While the overall abortion rate has declined dramatically over the past 30 years, a new study shows, the rates fell more among white women and teenagers than among black, Hispanic, old and poor women.

A report released Tuesday by the Guttmacher Institute, a research organization associated with Planned Parenthood Federation of America, examined abortion rates in the U.S. between 1974 – the year after Roe v. Wade – and 2004.

"There's been a shift in the population of women obtaining abortions relative to 30 years ago," said Rachel Jones, a senior research associate at the institute, according to HealthDay. "They are older, they are more likely to be unmarried, more likely to be mothers, and they are more likely to be women of color."

The study found the rate of abortions is at its lowest point since 1974, dropping 33 percent from a peak of 29 abortions per 1,000 women, ages 15 to 44, in 1980 to 20 per 1,000 in 2004.

In the past two decades, the total number of abortions dropped from 1.6 million in 1984 to 1.2 million in 2004.

From 1974 to 2004, the rate of abortion fell among teenagers, declining 33 to 17 percent among women younger than 20, and 15 to 6 percent among those younger than 18.

But the rate of abortion increased among women in their 20s and 30s. Women who chose abortion are more likely to have children already and 47 percent who had an abortion said they had undergone the procedure before. Also, more women obtaining abortions are poor or low-income, according to the study.
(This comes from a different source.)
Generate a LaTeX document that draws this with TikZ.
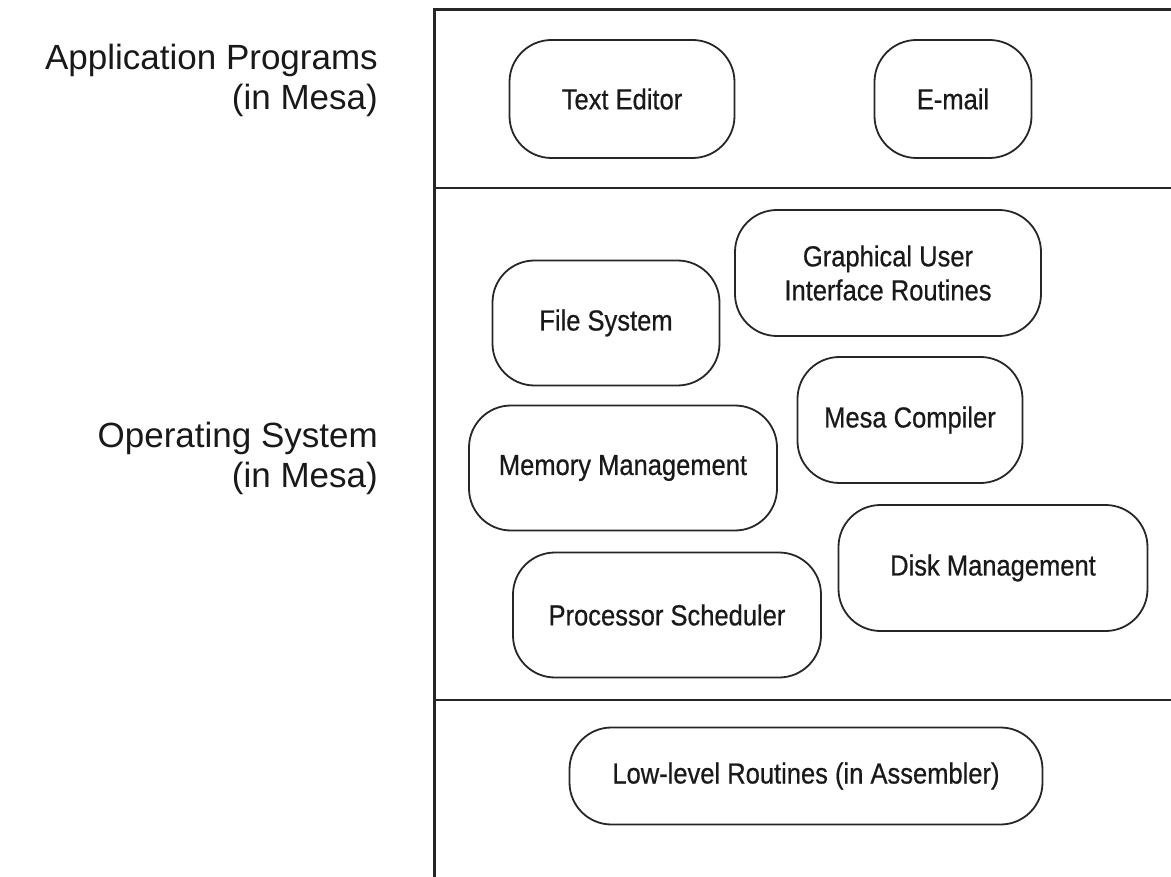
\documentclass[tikz,border=0pt]{standalone}
\usepackage{fontspec}
\setmainfont{Liberation Sans}
\newfontfamily\boxfont[FakeStretch=0.88,FakeBold=0.6]{Liberation Sans}
\begin{document}
\begin{tikzpicture}[x=1pt,y=-1pt,
  comp/.style={draw=black!85, line width=1.8pt, rounded corners=42pt, inner sep=0pt,
    font=\boxfont\fontsize{29}{34}\selectfont, align=center, text=black!90},
  layerlabel/.style={anchor=east, align=right, inner sep=0pt,
    font=\fontsize{35}{40}\selectfont, text=black!90},
  frame/.style={draw=black!85, line width=3pt}]
\useasboundingbox (0,0) rectangle (1171,877);
% frame
\coordinate (fbl) at (434,880);
\coordinate (ftl) at (434,10);
\coordinate (ftr) at (1175,10);
\draw[frame] (fbl) -- (ftl) -- (ftr);
\coordinate (d1l) at (434,188);
\coordinate (d1r) at (1175,188);
\coordinate (d2l) at (434,700);
\coordinate (d2r) at (1175,700);
\draw[draw=black!85, line width=2pt] (d1l) -- (d1r);
\draw[draw=black!85, line width=2pt] (d2l) -- (d2r);
% layer labels
\node[layerlabel] (app) at (378,80) {Application Programs\\(in Mesa)};
\node[layerlabel] (os) at (378,458) {Operating System\\(in Mesa)};
% components
\node[comp, minimum width=225pt, minimum height=118pt] (ted) at (622,99) {Text Editor};
\node[comp, minimum width=157pt, minimum height=118pt] (mail) at (953,99) {E-mail};
\node[comp, minimum width=306pt, minimum height=126pt] (gui) at (888,273) {Graphical User\\Interface Routines};
\node[comp, minimum width=227pt, minimum height=125pt] (fs) at (606,323) {File System};
\node[comp, minimum width=225pt, minimum height=126pt] (mc) at (910,420) {Mesa Compiler};
\node[comp, minimum width=308pt, minimum height=125pt] (mm) at (623,468) {Memory Management};
\node[comp, minimum width=309pt, minimum height=126pt] (dm) at (993,568) {Disk Management};
\node[comp, minimum width=308pt, minimum height=125pt] (ps) at (667,615) {Processor Scheduler};
\node[comp, minimum width=473pt, minimum height=97pt] (ll) at (806,776) {Low-level Routines (in Assembler)};
\end{tikzpicture}
\end{document}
The report showed a decline in abortion rates across racial and ethnic groups. However, Hispanic and black women were more likely to have an abortion, at rates three to five times the rate of white women.
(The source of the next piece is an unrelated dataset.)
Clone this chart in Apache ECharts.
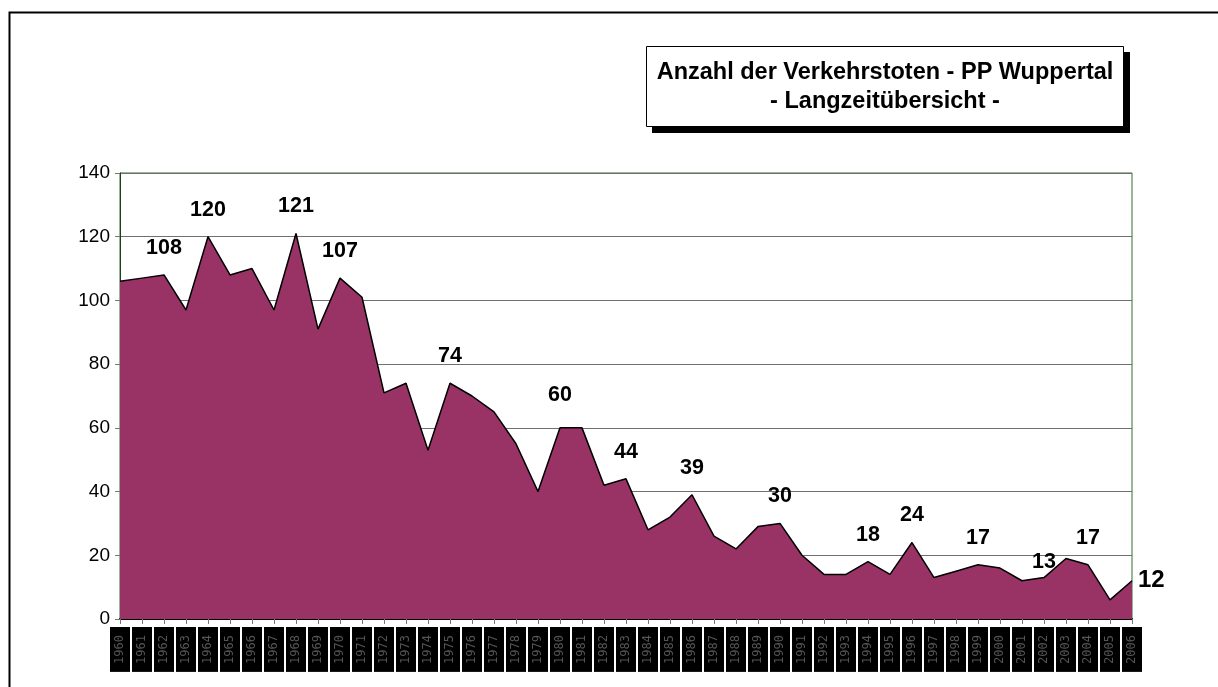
<!DOCTYPE html>
<html>
<head>
<meta charset="utf-8">
<script src="https://cdn.jsdelivr.net/npm/echarts@6/dist/echarts.min.js"></script>
<style>
  html, body { margin: 0; padding: 0; background: #fff; }
  #chart { width: 1218px; height: 687px; }
</style>
</head>
<body>
<div id="chart"></div>
<script>
var years = [];
for (var y = 1960; y <= 2006; y++) {
  years.push(String(y));
}
// Verkehrstote pro Jahr
var values = [
  106, 107, 108, 97, 120, 108, 110, 97, 121, 91,
  107, 101, 71, 74, 53, 74, 70, 65, 55, 40,
  60, 60, 42, 44, 28, 32, 39, 26, 22, 29,
  30, 20, 14, 14, 18, 14, 24, 13, 15, 17,
  16, 12, 13, 19, 17, 6, 12
];
// Jahre mit Beschriftung
var labelYears = ["1962", "1964", "1968", "1970", "1975", "1980", "1983", "1986",
  "1990", "1994", "1996", "1999", "2002", "2004"];
var lastYear = "2006";
var yTicks = [0, 20, 40, 60, 80, 100, 120, 140];

var seriesData = values.map(function (v, i) {
  var item = { value: v };
  if (labelYears.indexOf(years[i]) > -1) {
    item.label = { show: true };
    if (years[i] == "1980") item.label.distance = 22;
    if (years[i] == "2002") item.label.distance = 5;
  } else if (years[i] == lastYear) {
    item.label = { show: true, position: "right", fontSize: 24, distance: 6 };
  }
  return item;
});

var chart = echarts.init(document.getElementById("chart"));
var option = {
  animation: false,
  backgroundColor: "#fff",
  textStyle: { fontFamily: "Liberation Sans, Arial, sans-serif" },
  title: {
    text: "Anzahl der Verkehrstoten - PP Wuppertal\n- Langzeitübersicht -",
    left: 885,
    top: 58,
    padding: 0,
    textAlign: "center",
    z: 10,
    textStyle: {
      fontFamily: "Liberation Sans, Arial, sans-serif",
      fontSize: 23.5,
      fontWeight: "bold",
      color: "#000",
      lineHeight: 29,
      align: "center"
    }
  },
  graphic: [
    {
      type: "rect",
      shape: { x: 9.5, y: 12.5, width: 1400, height: 900 },
      style: { fill: "none", stroke: "#000", lineWidth: 2 },
      silent: true,
      z: -1
    },
    {
      type: "rect",
      shape: { x: 652, y: 52, width: 478, height: 81 },
      style: { fill: "#000" },
      silent: true,
      z: 1
    },
    {
      type: "rect",
      shape: { x: 646.5, y: 46.5, width: 477, height: 80 },
      style: { fill: "#fff", stroke: "#000", lineWidth: 1 },
      silent: true,
      z: 2
    }
  ],
  grid: {
    left: 120,
    right: 86,
    top: 173,
    bottom: 68,
    show: true,
    borderColor: "#2f6e2f",
    borderWidth: 1
  },
  xAxis: {
    type: "category",
    data: years,
    boundaryGap: false,
    axisLine: { lineStyle: { color: "#000", width: 2 } },
    axisTick: { show: true, length: 5, alignWithLabel: true, lineStyle: { color: "#777" } },
    axisLabel: {
      interval: 0,
      rotate: 90,
      margin: 8,
      fontSize: 12,
      color: "#555",
      backgroundColor: "#000",
      padding: [4, 8, 4, 8],
      fontFamily: "DejaVu Sans Mono, monospace"
    },
    splitLine: { show: false }
  },
  yAxis: {
    type: "value",
    min: 0,
    max: 140,
    interval: 20,
    axisLine: { show: true, lineStyle: { color: "#1f3f1f", width: 1 } },
    axisTick: { show: true, length: 5, lineStyle: { color: "#777" } },
    axisLabel: {
      fontSize: 19,
      color: "#000",
      margin: 10,
      formatter: function (v) {
        return yTicks.indexOf(v) > -1 ? String(v) : "";
      }
    },
    splitLine: { show: true, lineStyle: { color: "#707070", width: 1 } }
  },
  series: [
    {
      type: "line",
      data: seriesData,
      symbol: "circle",
      symbolSize: 0,
      showSymbol: true,
      lineStyle: { color: "#000", width: 1.5 },
      itemStyle: { color: "#000" },
      areaStyle: { color: "#993366", opacity: 1 },
      label: {
        show: false,
        position: "top",
        distance: 16,
        fontSize: 21.5,
        fontWeight: "bold",
        color: "#000"
      }
    }
  ]
};
chart.setOption(option);
</script>
</body>
</html>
"We know from other research that having lower income makes a woman more likely to get an abortion. Women of color tend to be lower-income, and so in turn when confronted with an unintended pregnancy are more likely to have an abortion," said Jones, according to The Washington Post.
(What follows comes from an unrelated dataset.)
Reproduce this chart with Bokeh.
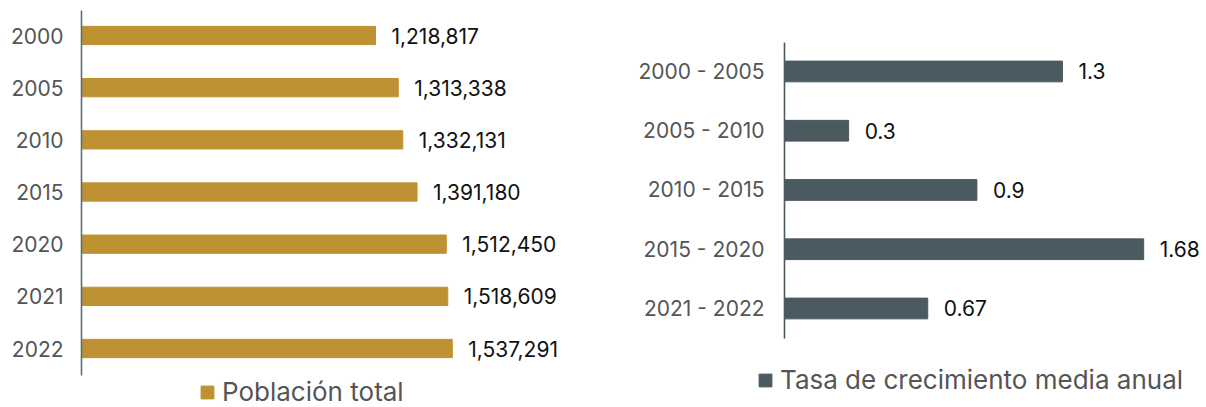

Tony Perkins, president of Family Research Council, attributed the disparity to Planned Parenthood, the nation's largest abortion provider.

"Planned Parenthood has preyed on minorities since its founder advocated negative eugenics! If Congress truly wants across-the-board reductions in abortion, our leaders will have to stop funding its biggest provider," said Perkins.

Michael J. New, an assistant professor of political science at the University of Alabama who works with the Family Research Council, told the Post that pro-life legislation makes a difference in abortion rates.

"The states with the most active pro-life laws have seen the biggest abortion declines," he said, noting that increased contraceptive use, more teenagers delaying sex and state laws requiring parental consent have all played a role in reducing teen pregnancies.

The Guttmacher Institute was originally founded as the Center for Family Planning Program Development and constituted as a semiautonomous division of Planned Parenthood. The early development of the Institute was nurtured by Alan F. Guttmacher, who served as PPFA's president for more than a decade, according to the Guttmacher Institute website. The institute later became an independent, not-for-profit corporation in 1977 and remains a "special affiliate" of PPFA.